Unlike the embossed holograms now widely used in anti-counterfeiting applications, and in which the image can be altered in only one direction, the Lippman Hologram features images which change according to alterations in the frame of reference in both a vertical and a horizontal manner, making it possible to record and replicate images with richer three-dimensional and depth perspective qualities.
It was originally thought difficult to create a heat transfer foil format of the Lippman Hologram as it is necessary to maintain the thickness of the photo-polymer layer, used to record the hologram images, between approximately 15 - 30 microns.
In addition, the Lippman Hologram also had poor heat-resistant and segmentation durability. However, this was overcome via collaboration with Nippon Paint in the development of a new photo-polymer material, leading to the achievement of the world's first heat transfer foil.
DNP claims that it is extremely difficult to counterfeit the Lippman Hologram, as specialised devices are needed to photograph or reproduce it, and shipment of the materials is closely monitored. The company also claims that it is impossible to manufacture anything that appears to resemble a Lippman Hologram using the materials and/or processes employed in embossed holograms.
As a result, the Teikoku Piston Ring product identification label is claimed to achieve anti-counterfeiting functions of the highest level. And as Secure Image Foil, as the new product is called, is merely applied to a part of the existing product identification label prepared for Teikoku Piston Ring, the company says that it is possible to use existing label-printers.

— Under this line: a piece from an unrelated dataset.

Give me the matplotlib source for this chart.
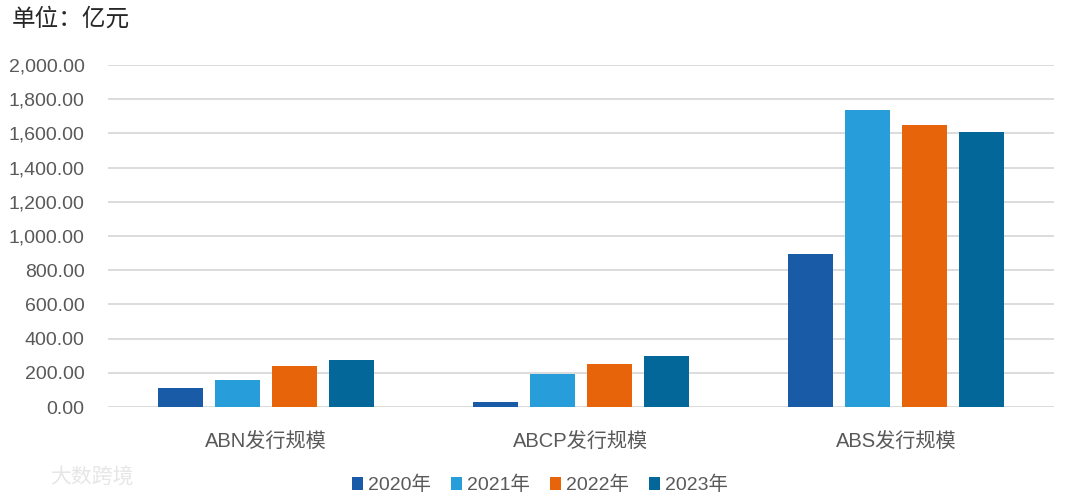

This means that it is possible to apply brand-protection functions with no alteration in plant and/or facilities and with no increased processing.
DNP says that it is aiming for sales of 2 billion yen (€14.9m) in the period to 2007.
Manufacturers have become increasingly exposed to counterfeiting. As a result, many businesses are spending significant percentages of their revenues to counter this threat - counterfeit goods not only directly impacts sales, but also leads to indirectly affects the brand image.